Probability of lights burning out in Series Circuit

[lth2525]

Hi, i have this question wrong in my intro statistics class and i'm wonder if someone could help me understand why. Thanks in advance.

Heres the question:

"A string of christmas lights contains 4 bulbs. The lights are wired in a series, so that if one fails, the whole sting would go dark. Each light has a probability of 0.05 of failing in a 3-year period. The lights fail independently of each other. What is the probability that a sting of lights will fail in a 3 year period?"

Now, my answer was 0.20, because each lights fail independetnly of each other, so then, if one fails, the others do not get a chance to fail. Since logically, w/o any external influence, a light bulb should not fail if it is not lit, therefore, 4 x .05 = 0.20. But i got the asnwer wrong, can someone help me to understand if i'm missing something? Thanks

On another note, can more than one light in a series circuit burn out at the same time?

[pig]

You can't add probabilities like that. Think about it, if you had 4 bulbs and each had a 0.25 probability of failing, you would get a 1 (100%) chance of failing for an answer and it is clear that this is not correct because it can still happen that none of the four fail. If you throw two coins, the chance that each will turn heads is 50%, but it's not 100% that at least one will :wink:

Try to think about it in a different way.
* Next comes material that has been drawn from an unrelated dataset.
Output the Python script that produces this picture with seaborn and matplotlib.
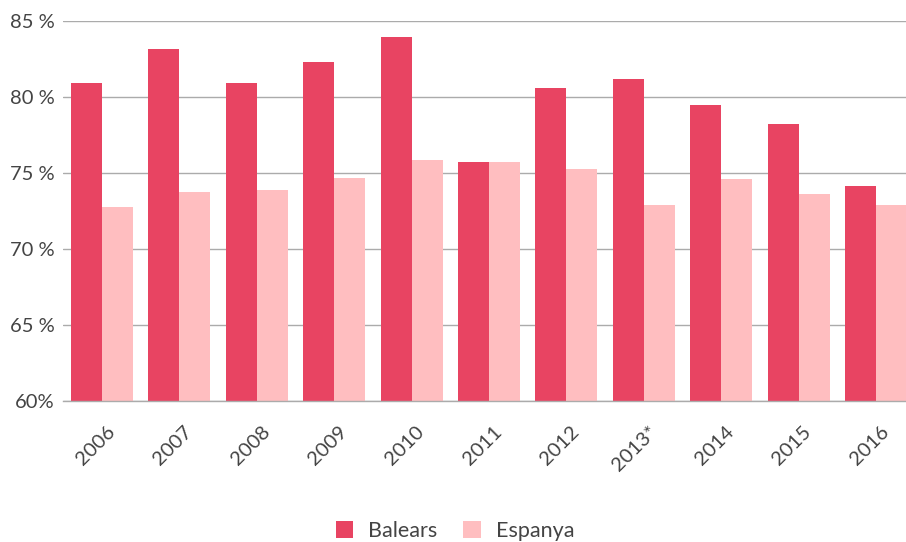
import matplotlib
matplotlib.use("Agg")
import matplotlib.pyplot as plt
import matplotlib.transforms as mtransforms
import pandas as pd
import seaborn as sns

# Values (percent)
years = ["2006", "2007", "2008", "2009", "2010", "2011", "2012", "2013*", "2014", "2015", "2016"]
balears = [80.9, 83.15, 80.9, 82.3, 83.95, 75.7, 80.6, 81.2, 79.5, 78.2, 74.15]
espanya = [72.75, 73.75, 73.9, 74.7, 75.85, 75.7, 75.25, 72.9, 74.6, 73.6, 72.9]
series = ["Balears", "Espanya"]
colors = ["#E84462", "#FFBEC0"]
yticks = [60, 65, 70, 75, 80, 85]
ytick_labels = ["60%", "65 %", "70 %", "75 %", "80 %", "85 %"]

df = pd.DataFrame({
    "year": years * 2,
    "value": balears + espanya,
    "serie": [series[0]] * len(years) + [series[1]] * len(years),
})

sns.set_theme(style="white")
plt.rcParams["font.family"] = ["Lato", "DejaVu Sans"]
text_color = "#444444"

W, H = 906, 542
fig = plt.figure(figsize=(W / 100, H / 100), dpi=100)
left, bottom, top = 63.3, 401, 21
ax = fig.add_axes([left / W, 1 - bottom / H, (W - left) / W, (bottom - top) / H])

sns.barplot(data=df, x="year", y="value", hue="serie", palette=colors,
            width=0.8, linewidth=0, saturation=1, ax=ax, zorder=3)

ax.set_ylim(60, 85)
ax.set_xlim(-0.5, (W - left) / 77.4 - 0.5)
ax.set_yticks(yticks)
ax.set_yticklabels(ytick_labels)
ax.yaxis.grid(True, color="#ababab", linewidth=1.0, zorder=0)
ax.set_axisbelow(True)
for side in ["top", "right", "left"]:
    ax.spines[side].set_visible(False)
ax.spines["bottom"].set_color("#ababab")
ax.spines["bottom"].set_linewidth(1.0)
ax.spines["bottom"].set_zorder(4)

ax.set_xlabel("")
ax.set_ylabel("")
ax.tick_params(axis="y", length=0, pad=6, labelsize=14.5, labelcolor=text_color)
ax.tick_params(axis="x", length=0, pad=23, labelsize=14.5, labelcolor=text_color)
ax.set_xticks(range(len(years)))
ax.set_xticklabels(years, rotation=45, ha="right", va="baseline", rotation_mode="anchor")
shift = mtransforms.ScaledTranslation(14 / 100, 0, fig.dpi_scale_trans)
for lab in ax.get_xticklabels():
    lab.set_transform(lab.get_transform() + shift)

ax.legend(loc="center", bbox_to_anchor=(455 / W, 1 - 531 / H), bbox_transform=fig.transFigure,
          ncol=2, frameon=False, fontsize=15.5, handlelength=0.8, handleheight=0.8,
          handletextpad=0.7, columnspacing=1.2, labelcolor=text_color)

fig.savefig("out.png", dpi=100)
What is the chance that a single lightbulb won't fail? Then, what is the chance that NONE of the bulbs will fail?

[HallsofIvy]

The probability of any one bulb failing is 0.05 so the probability that any one bulb WON'T fail is 0.95. The probability that NONE of the four lights will fail is (0.95)4= 0.81450625. Since the light string will fail is any of them does, that is the probability that the string will NOT fail so the probability that it will is 1-0.81450625= 0.18549375.

[lth2525]

O, Ok, thanks for explaining that to me, i understand it now